▶ [AIM]: Repeat, exactly and in full, the lines of the listing below, but without any pictures.
## START
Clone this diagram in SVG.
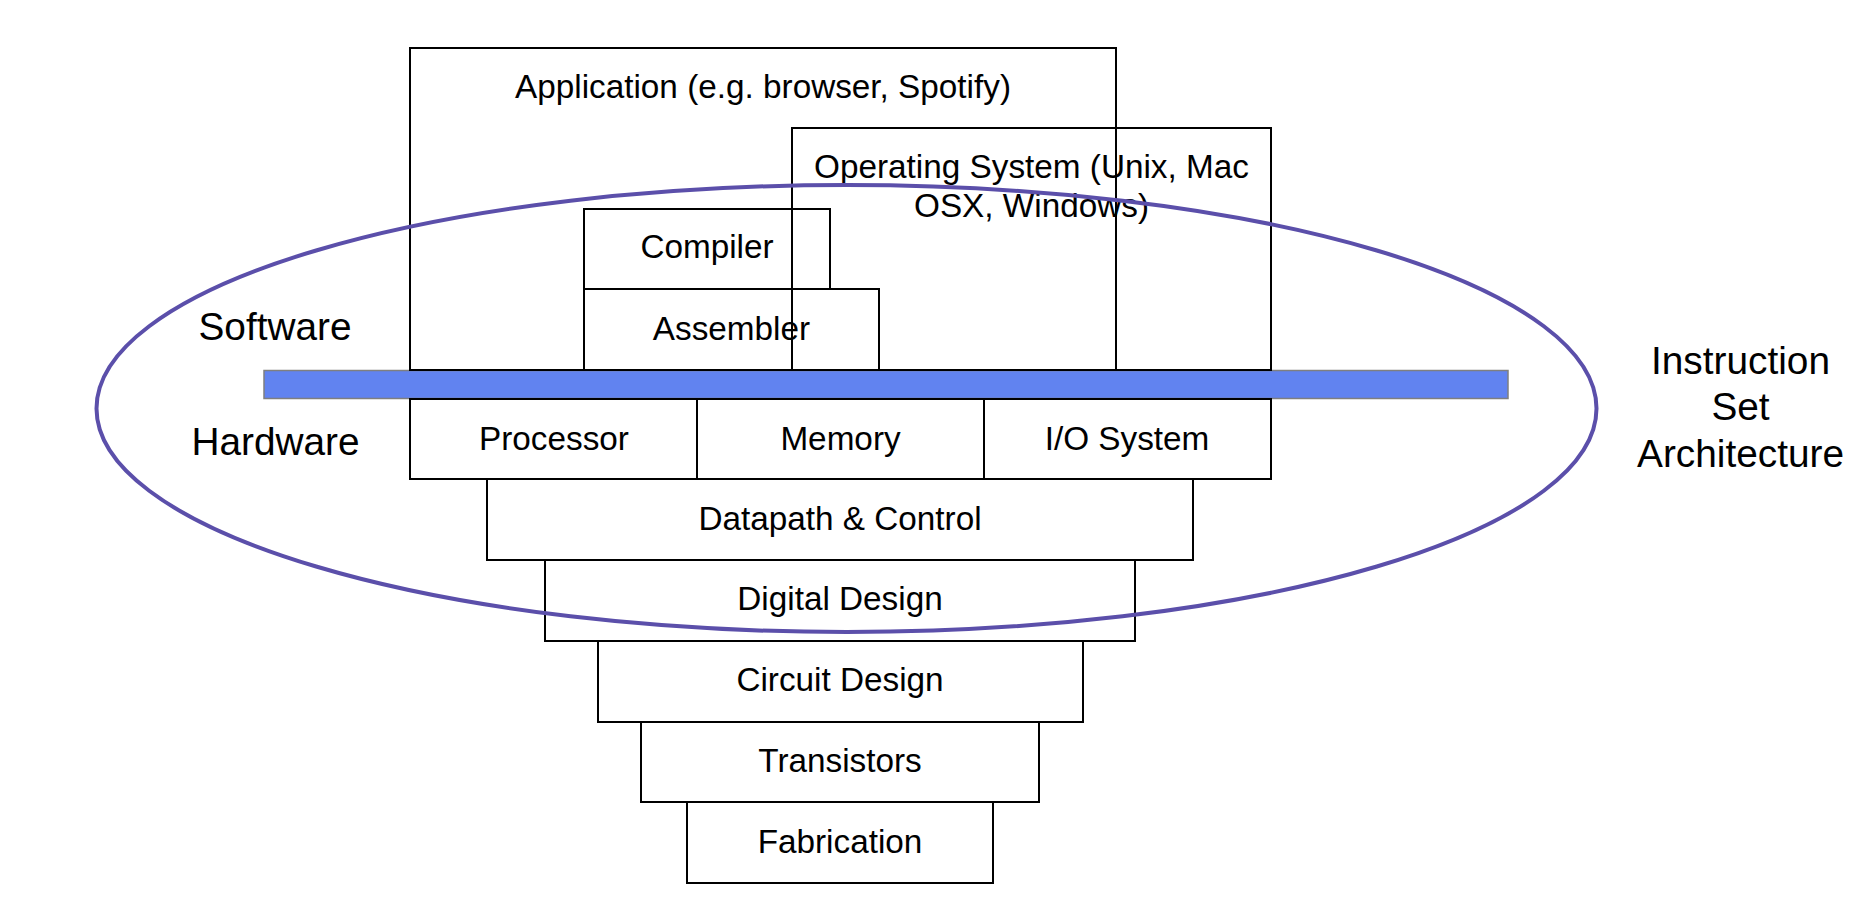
<svg xmlns="http://www.w3.org/2000/svg" width="1867" height="897" viewBox="0 0 1867 897">
<style>
.box{fill:none;stroke:#000;stroke-width:2}
.t{font-family:"Liberation Sans",Arial,sans-serif;font-size:33.3px;fill:#000;text-anchor:middle}
.big{font-family:"Liberation Sans",Arial,sans-serif;font-size:38.8px;fill:#000;text-anchor:middle}
</style>
<rect width="1867" height="897" fill="#fff"/>
<g id="isa-bar"><rect x="264" y="370.5" width="1244" height="28" fill="#6183f0" stroke="#7f7f7f" stroke-width="1.5"/></g>
<g id="os"><rect class="box" x="792" y="128" width="479" height="242"/><text class="t" x="1031.5" y="178">Operating System (Unix, Mac</text><text class="t" x="1031.5" y="217">OSX, Windows)</text></g>
<g id="application"><rect class="box" x="410" y="48" width="706" height="322"/><text class="t" x="763" y="98">Application (e.g. browser, Spotify)</text></g>
<g id="compiler"><rect class="box" x="584" y="209" width="246" height="80"/><text class="t" x="707" y="258">Compiler</text></g>
<g id="assembler"><rect class="box" x="584" y="289" width="295" height="81"/><text class="t" x="731.5" y="340">Assembler</text></g>
<g id="processor"><rect class="box" x="410" y="399" width="287" height="80"/><text class="t" x="554" y="450">Processor</text></g>
<g id="memory"><rect class="box" x="697" y="399" width="287" height="80"/><text class="t" x="840.5" y="450">Memory</text></g>
<g id="io"><rect class="box" x="984" y="399" width="287" height="80"/><text class="t" x="1127" y="450">I/O System</text></g>
<g id="datapath"><rect class="box" x="487" y="479" width="706" height="81"/><text class="t" x="840" y="530">Datapath &amp; Control</text></g>
<g id="digital"><rect class="box" x="545" y="560" width="590" height="81"/><text class="t" x="840" y="610">Digital Design</text></g>
<g id="circuit"><rect class="box" x="598" y="641" width="485" height="81"/><text class="t" x="840" y="691">Circuit Design</text></g>
<g id="transistors"><rect class="box" x="641" y="722" width="398" height="80"/><text class="t" x="840" y="772">Transistors</text></g>
<g id="fabrication"><rect class="box" x="687" y="802" width="306" height="81"/><text class="t" x="840" y="853">Fabrication</text></g>
<g id="labels">
<text class="big" x="275" y="340">Software</text>
<text class="big" x="275.5" y="455">Hardware</text>
<text class="big" x="1740.5" y="374">Instruction</text>
<text class="big" x="1740.5" y="420">Set</text>
<text class="big" x="1740.5" y="467">Architecture</text>
</g>
<g id="connectors"><ellipse cx="846.5" cy="408.5" rx="750" ry="223.5" fill="none" stroke="#5b4faa" stroke-width="4"/></g>
</svg>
## END
▶ [CORRECT RESPONSE]:
Clone this diagram in SVG.
<svg xmlns="http://www.w3.org/2000/svg" width="1867" height="897" viewBox="0 0 1867 897">
<style>
.box{fill:none;stroke:#000;stroke-width:2}
.t{font-family:"Liberation Sans",Arial,sans-serif;font-size:33.3px;fill:#000;text-anchor:middle}
.big{font-family:"Liberation Sans",Arial,sans-serif;font-size:38.8px;fill:#000;text-anchor:middle}
</style>
<rect width="1867" height="897" fill="#fff"/>
<g id="isa-bar"><rect x="264" y="370.5" width="1244" height="28" fill="#6183f0" stroke="#7f7f7f" stroke-width="1.5"/></g>
<g id="os"><rect class="box" x="792" y="128" width="479" height="242"/><text class="t" x="1031.5" y="178">Operating System (Unix, Mac</text><text class="t" x="1031.5" y="217">OSX, Windows)</text></g>
<g id="application"><rect class="box" x="410" y="48" width="706" height="322"/><text class="t" x="763" y="98">Application (e.g. browser, Spotify)</text></g>
<g id="compiler"><rect class="box" x="584" y="209" width="246" height="80"/><text class="t" x="707" y="258">Compiler</text></g>
<g id="assembler"><rect class="box" x="584" y="289" width="295" height="81"/><text class="t" x="731.5" y="340">Assembler</text></g>
<g id="processor"><rect class="box" x="410" y="399" width="287" height="80"/><text class="t" x="554" y="450">Processor</text></g>
<g id="memory"><rect class="box" x="697" y="399" width="287" height="80"/><text class="t" x="840.5" y="450">Memory</text></g>
<g id="io"><rect class="box" x="984" y="399" width="287" height="80"/><text class="t" x="1127" y="450">I/O System</text></g>
<g id="datapath"><rect class="box" x="487" y="479" width="706" height="81"/><text class="t" x="840" y="530">Datapath &amp; Control</text></g>
<g id="digital"><rect class="box" x="545" y="560" width="590" height="81"/><text class="t" x="840" y="610">Digital Design</text></g>
<g id="circuit"><rect class="box" x="598" y="641" width="485" height="81"/><text class="t" x="840" y="691">Circuit Design</text></g>
<g id="transistors"><rect class="box" x="641" y="722" width="398" height="80"/><text class="t" x="840" y="772">Transistors</text></g>
<g id="fabrication"><rect class="box" x="687" y="802" width="306" height="81"/><text class="t" x="840" y="853">Fabrication</text></g>
<g id="labels">
<text class="big" x="275" y="340">Software</text>
<text class="big" x="275.5" y="455">Hardware</text>
<text class="big" x="1740.5" y="374">Instruction</text>
<text class="big" x="1740.5" y="420">Set</text>
<text class="big" x="1740.5" y="467">Architecture</text>
</g>
<g id="connectors"><ellipse cx="846.5" cy="408.5" rx="750" ry="223.5" fill="none" stroke="#5b4faa" stroke-width="4"/></g>
</svg>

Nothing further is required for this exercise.